[begin Dataset content]

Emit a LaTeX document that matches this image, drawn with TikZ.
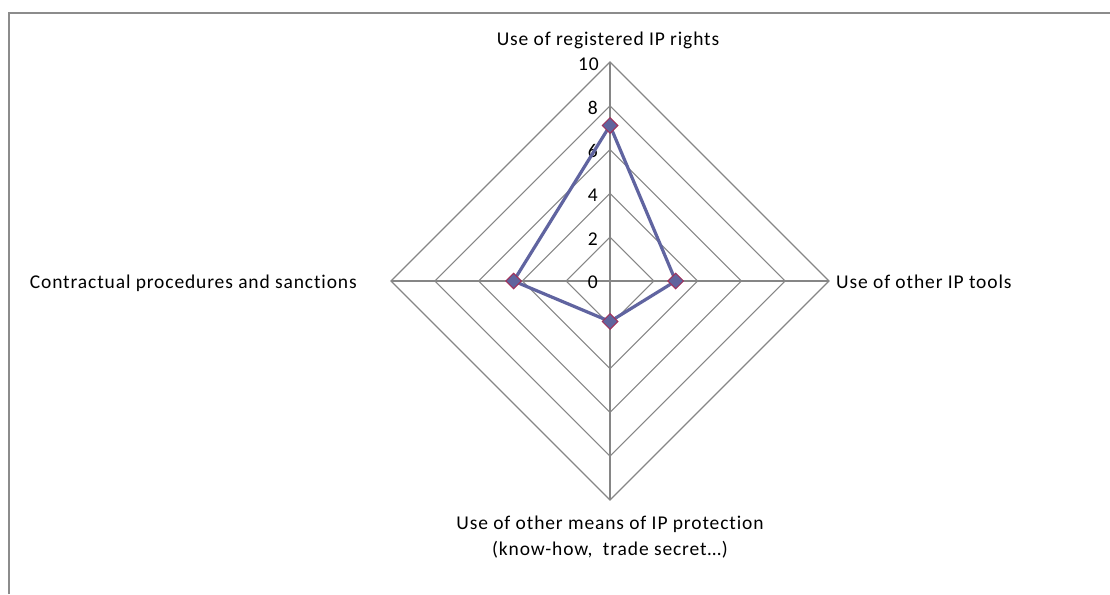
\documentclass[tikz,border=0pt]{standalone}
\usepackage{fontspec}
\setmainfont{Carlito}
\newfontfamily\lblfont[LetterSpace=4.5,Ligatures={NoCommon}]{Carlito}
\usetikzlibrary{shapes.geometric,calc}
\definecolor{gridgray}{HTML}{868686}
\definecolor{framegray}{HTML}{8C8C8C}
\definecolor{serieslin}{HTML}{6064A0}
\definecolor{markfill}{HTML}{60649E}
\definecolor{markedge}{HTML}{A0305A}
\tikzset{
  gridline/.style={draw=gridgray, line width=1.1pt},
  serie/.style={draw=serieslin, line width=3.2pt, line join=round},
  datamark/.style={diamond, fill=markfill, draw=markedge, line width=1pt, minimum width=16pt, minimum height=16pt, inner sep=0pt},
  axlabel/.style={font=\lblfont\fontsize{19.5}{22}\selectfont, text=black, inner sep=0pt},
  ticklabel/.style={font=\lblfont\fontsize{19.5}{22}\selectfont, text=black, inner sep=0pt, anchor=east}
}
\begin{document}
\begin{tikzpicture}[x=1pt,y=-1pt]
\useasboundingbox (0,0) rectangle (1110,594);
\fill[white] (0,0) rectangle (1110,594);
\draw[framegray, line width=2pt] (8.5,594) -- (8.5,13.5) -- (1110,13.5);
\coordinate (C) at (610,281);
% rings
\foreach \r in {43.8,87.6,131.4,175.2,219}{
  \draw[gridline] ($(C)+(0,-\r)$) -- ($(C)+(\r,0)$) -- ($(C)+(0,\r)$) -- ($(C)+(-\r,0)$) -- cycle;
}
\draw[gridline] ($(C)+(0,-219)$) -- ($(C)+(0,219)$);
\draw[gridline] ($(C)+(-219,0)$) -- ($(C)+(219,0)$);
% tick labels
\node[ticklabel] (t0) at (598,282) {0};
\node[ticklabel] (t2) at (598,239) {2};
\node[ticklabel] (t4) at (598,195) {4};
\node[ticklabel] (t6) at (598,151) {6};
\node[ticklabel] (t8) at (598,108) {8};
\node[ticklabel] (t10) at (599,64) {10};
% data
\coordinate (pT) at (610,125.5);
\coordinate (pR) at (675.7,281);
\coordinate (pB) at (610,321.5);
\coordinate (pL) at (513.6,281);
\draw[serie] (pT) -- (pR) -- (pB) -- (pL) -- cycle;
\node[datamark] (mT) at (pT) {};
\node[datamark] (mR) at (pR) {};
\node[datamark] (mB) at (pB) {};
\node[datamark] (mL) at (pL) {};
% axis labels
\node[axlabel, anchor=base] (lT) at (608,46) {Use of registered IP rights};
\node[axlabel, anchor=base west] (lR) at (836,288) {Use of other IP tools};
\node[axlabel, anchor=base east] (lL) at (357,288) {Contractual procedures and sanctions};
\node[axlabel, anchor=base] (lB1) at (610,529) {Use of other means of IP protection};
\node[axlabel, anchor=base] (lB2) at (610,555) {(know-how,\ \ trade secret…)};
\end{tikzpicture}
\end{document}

[end Dataset content]

### Goal
With the pictures left out, transcribe the material exactly.

### Correct answer
Emit a LaTeX document that matches this image, drawn with TikZ.
\documentclass[tikz,border=0pt]{standalone}
\usepackage{fontspec}
\setmainfont{Carlito}
\newfontfamily\lblfont[LetterSpace=4.5,Ligatures={NoCommon}]{Carlito}
\usetikzlibrary{shapes.geometric,calc}
\definecolor{gridgray}{HTML}{868686}
\definecolor{framegray}{HTML}{8C8C8C}
\definecolor{serieslin}{HTML}{6064A0}
\definecolor{markfill}{HTML}{60649E}
\definecolor{markedge}{HTML}{A0305A}
\tikzset{
  gridline/.style={draw=gridgray, line width=1.1pt},
  serie/.style={draw=serieslin, line width=3.2pt, line join=round},
  datamark/.style={diamond, fill=markfill, draw=markedge, line width=1pt, minimum width=16pt, minimum height=16pt, inner sep=0pt},
  axlabel/.style={font=\lblfont\fontsize{19.5}{22}\selectfont, text=black, inner sep=0pt},
  ticklabel/.style={font=\lblfont\fontsize{19.5}{22}\selectfont, text=black, inner sep=0pt, anchor=east}
}
\begin{document}
\begin{tikzpicture}[x=1pt,y=-1pt]
\useasboundingbox (0,0) rectangle (1110,594);
\fill[white] (0,0) rectangle (1110,594);
\draw[framegray, line width=2pt] (8.5,594) -- (8.5,13.5) -- (1110,13.5);
\coordinate (C) at (610,281);
% rings
\foreach \r in {43.8,87.6,131.4,175.2,219}{
  \draw[gridline] ($(C)+(0,-\r)$) -- ($(C)+(\r,0)$) -- ($(C)+(0,\r)$) -- ($(C)+(-\r,0)$) -- cycle;
}
\draw[gridline] ($(C)+(0,-219)$) -- ($(C)+(0,219)$);
\draw[gridline] ($(C)+(-219,0)$) -- ($(C)+(219,0)$);
% tick labels
\node[ticklabel] (t0) at (598,282) {0};
\node[ticklabel] (t2) at (598,239) {2};
\node[ticklabel] (t4) at (598,195) {4};
\node[ticklabel] (t6) at (598,151) {6};
\node[ticklabel] (t8) at (598,108) {8};
\node[ticklabel] (t10) at (599,64) {10};
% data
\coordinate (pT) at (610,125.5);
\coordinate (pR) at (675.7,281);
\coordinate (pB) at (610,321.5);
\coordinate (pL) at (513.6,281);
\draw[serie] (pT) -- (pR) -- (pB) -- (pL) -- cycle;
\node[datamark] (mT) at (pT) {};
\node[datamark] (mR) at (pR) {};
\node[datamark] (mB) at (pB) {};
\node[datamark] (mL) at (pL) {};
% axis labels
\node[axlabel, anchor=base] (lT) at (608,46) {Use of registered IP rights};
\node[axlabel, anchor=base west] (lR) at (836,288) {Use of other IP tools};
\node[axlabel, anchor=base east] (lL) at (357,288) {Contractual procedures and sanctions};
\node[axlabel, anchor=base] (lB1) at (610,529) {Use of other means of IP protection};
\node[axlabel, anchor=base] (lB2) at (610,555) {(know-how,\ \ trade secret…)};
\end{tikzpicture}
\end{document}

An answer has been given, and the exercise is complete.